Chez nous, les effectifs atteignaient rarement moins d'une quinzaine de personnes mais, dans les services départementaux de l'économie des départements ruraux, ils étaient malheureusement souvent inférieurs à ce seuil. Dans les fonctions support, on a réalisé une certaine mutualisation. Mon collègue reviendra sans doute sur le sujet car, en tant que directeur départemental adjoint, il mesure, au jour le jour, les avantages et inconvénients de tels rapprochements.

Dans le cas de Lactalis, cette globalisation des moyens et la mise sous autorité unique des services de contrôle au niveau opérationnel – le département – ont représenté un énorme avantage. La tour de séchage de Lactalis déshydratait du lait mais aussi des céréales. La majorité des malades a été contaminée avec le Picot Pepti-Junior, un produit dérivé du lait, qui ne nécessitait pas d'agrément sanitaire en tant que tel parce qu'il est fabriqué à partir de protéines de lactosérum hydrolysé. C'est un produit issu du lait qui, une fois reconditionné et mélangé à autre chose, n'est pas soumis à un agrément sanitaire. Sa pasteurisation est soumise à l'agrément mais pas le reste du processus. M. Gilles Salvat, de l'Agence nationale de sécurité sanitaire de l'alimentation, de l'environnement et du travail (ANSES) et Mme Deflesselle, de la DGCSPP de Mayenne, ont effleuré ce sujet au cours de leurs auditions respectives.

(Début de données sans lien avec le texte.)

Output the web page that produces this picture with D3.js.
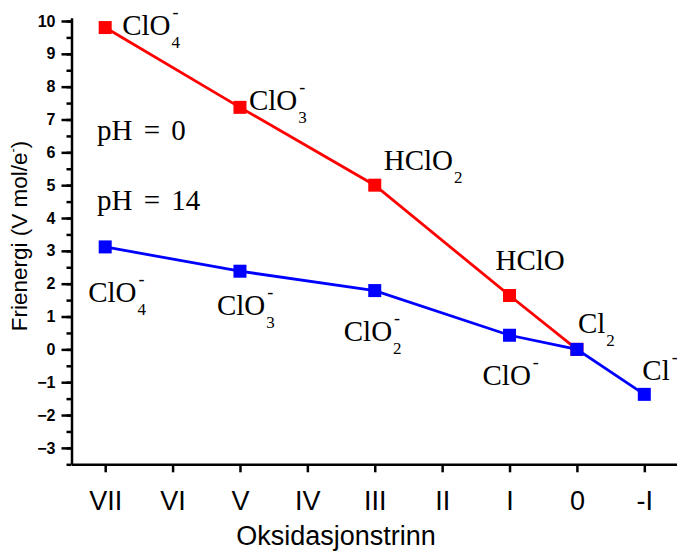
<!DOCTYPE html>
<html>
<head>
<meta charset="utf-8">
<script src="https://cdn.jsdelivr.net/npm/d3@7"></script>
<style>
  body { margin: 0; background: #fff; }
  .axis path, .axis line { stroke: #000; stroke-width: 2.5; }
  .y-axis text { font: bold 16px "Liberation Sans", Arial, sans-serif; fill: #000; }
  .x-axis text { font: 27px "Liberation Sans", Arial, sans-serif; fill: #000; }
  .title { font-family: "Liberation Sans", Arial, sans-serif; fill: #000; }
  .chem { font-family: "Liberation Serif", "Times New Roman", serif; fill: #000; }
</style>
</head>
<body>
<div id="chart"></div>
<script>
const width = 677;
const height = 552;

// oxidation states on the x axis
const oxStates = [7, 6, 5, 4, 3, 2, 1, 0, -1];
const oxLabels = ["VII", "VI", "V", "IV", "III", "II", "I", "0", "-I"];

// pH = 0 (red)
const acidStates = [7, 5, 3, 1, 0];
const acidValues = [9.8, 7.37, 5.0, 1.64, 0];
const acidNames = [
  { base: "ClO", sub: "4", sup: "-" },
  { base: "ClO", sub: "3", sup: "-" },
  { base: "HClO", sub: "2", sup: "" },
  { base: "HClO", sub: "", sup: "" },
  { base: "Cl", sub: "2", sup: "" },
];

// pH = 14 (blue)
const baseStates = [7, 5, 3, 1, 0, -1];
const baseValues = [3.12, 2.38, 1.79, 0.43, 0, -1.37];
const baseNames = [
  { base: "ClO", sub: "4", sup: "-" },
  { base: "ClO", sub: "3", sup: "-" },
  { base: "ClO", sub: "2", sup: "-" },
  { base: "ClO", sub: "", sup: "-" },
  { base: "", sub: "", sup: "" },
  { base: "Cl", sub: "", sup: "-" },
];

const yTicks = d3.range(-3, 11);
const yMinorTicks = d3.range(-3.5, 10.01, 0.5);

let svg;
let xScale;
let yScale;

function createChart() {
  svg = d3.select("#chart").append("svg")
    .attr("width", width)
    .attr("height", height);

  xScale = d3.scaleLinear().domain([7.5, -1.5]).range([71.5, 678]);
  yScale = d3.scaleLinear().domain([-3.5, 10.1]).range([464.3, 17.7]);

  drawAxes();
  drawSeries(acidStates, acidValues, "#ff0000");
  drawSeries(baseStates, baseValues, "#0000ff");

  // annotation offsets relative to each point (dx, dy to baseline)
  const acidOffsets = [[17, 7], [9, 3], [9, -15], [-14, -26], [1, -16]];
  const baseOffsets = [[-17, 55], [-23, 44], [-31, 50], [-27, 50], [0, 0], [-2, -14]];
  drawLabels(acidStates, acidValues, acidNames, acidOffsets);
  drawLabels(baseStates, baseValues, baseNames, baseOffsets);

  svg.append("text").attr("class", "chem")
    .attr("x", 97).attr("y", 140).attr("font-size", 29)
    .attr("word-spacing", 4).text("pH = 0");
  svg.append("text").attr("class", "chem")
    .attr("x", 97).attr("y", 210).attr("font-size", 29)
    .attr("word-spacing", 4).text("pH = 14");
}

function drawAxes() {
  const yMinor = svg.append("g").attr("class", "axis")
    .attr("transform", `translate(${xScale.range()[0]},0)`)
    .call(d3.axisLeft(yScale).tickValues(yMinorTicks).tickSize(5).tickSizeOuter(0).tickFormat(""));
  yMinor.select(".domain").remove();

  svg.append("g").attr("class", "axis y-axis")
    .attr("transform", `translate(${xScale.range()[0]},0)`)
    .call(d3.axisLeft(yScale).tickValues(yTicks).tickSize(10).tickSizeOuter(0).tickPadding(6));

  svg.append("g").attr("class", "axis x-axis")
    .attr("transform", `translate(0,${yScale.range()[0]})`)
    .call(d3.axisBottom(xScale).tickValues(oxStates).tickSize(8).tickSizeOuter(0).tickPadding(19)
      .tickFormat((d, i) => oxLabels[i]));

  svg.append("text").attr("class", "title")
    .attr("x", 336).attr("y", 545)
    .attr("text-anchor", "middle").attr("font-size", 27)
    .text("Oksidasjonstrinn");

  const yTitle = svg.append("text").attr("class", "title")
    .attr("transform", "translate(27,236) rotate(-90)")
    .attr("text-anchor", "middle").attr("font-size", 22.5);
  yTitle.append("tspan").text("Frienergi (V mol/e");
  yTitle.append("tspan").attr("font-size", 13).attr("dy", -10).text("-");
  yTitle.append("tspan").attr("dy", 10).text(")");
}

function drawSeries(states, values, color) {
  const pts = states.map((s, i) => [s, values[i]]);
  svg.append("path")
    .datum(pts)
    .attr("fill", "none")
    .attr("stroke", color)
    .attr("stroke-width", 2.8)
    .attr("d", d3.line().x((d) => xScale(d[0])).y((d) => yScale(d[1])));

  svg.selectAll(null)
    .data(pts)
    .enter()
    .append("rect")
    .attr("x", (d) => xScale(d[0]) - 6.5)
    .attr("y", (d) => yScale(d[1]) - 6.5)
    .attr("width", 13)
    .attr("height", 13)
    .attr("fill", color);
}

function drawLabels(states, values, names, offsets) {
  names.forEach((n, i) => {
    if (!n.base) return;
    const x = xScale(states[i]) + offsets[i][0];
    const y = yScale(values[i]) + offsets[i][1];
    const t = svg.append("text").attr("class", "chem")
      .attr("x", x).attr("y", y).attr("font-size", 29).text(n.base);
    const w = t.node().getComputedTextLength();
    if (n.sub) {
      svg.append("text").attr("class", "chem")
        .attr("x", x + w + 1).attr("y", y + 13).attr("font-size", 17).text(n.sub);
    }
    if (n.sup) {
      svg.append("text").attr("class", "chem")
        .attr("x", x + w + 2).attr("y", y - 17).attr("font-size", 18).text(n.sup);
    }
  });
}

createChart();
</script>
</body>
</html>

Globalement, l'atelier était contrôlé sur le plan sanitaire par les services vétérinaires. Cette fois-ci, on n'a donc pas eu, au niveau local, de « renvoi de balle » entre services, l'un disant avoir contrôlé la partie des produits purement laitiers mais pas le Picot Pepti-Junior, un produit hydrolysé qui aurait été uniquement du ressort de la DGCCRF. Au moins, on avait une unité opérationnelle de contrôle.

Dans le passé, il a fallu faire travailler un service départemental dépendant du ministère de l'économie avec un service départemental dépendant du ministère de l'agriculture, chacun ayant deux directeurs différents appartenant vraiment à deux chaînes hiérarchiques différentes.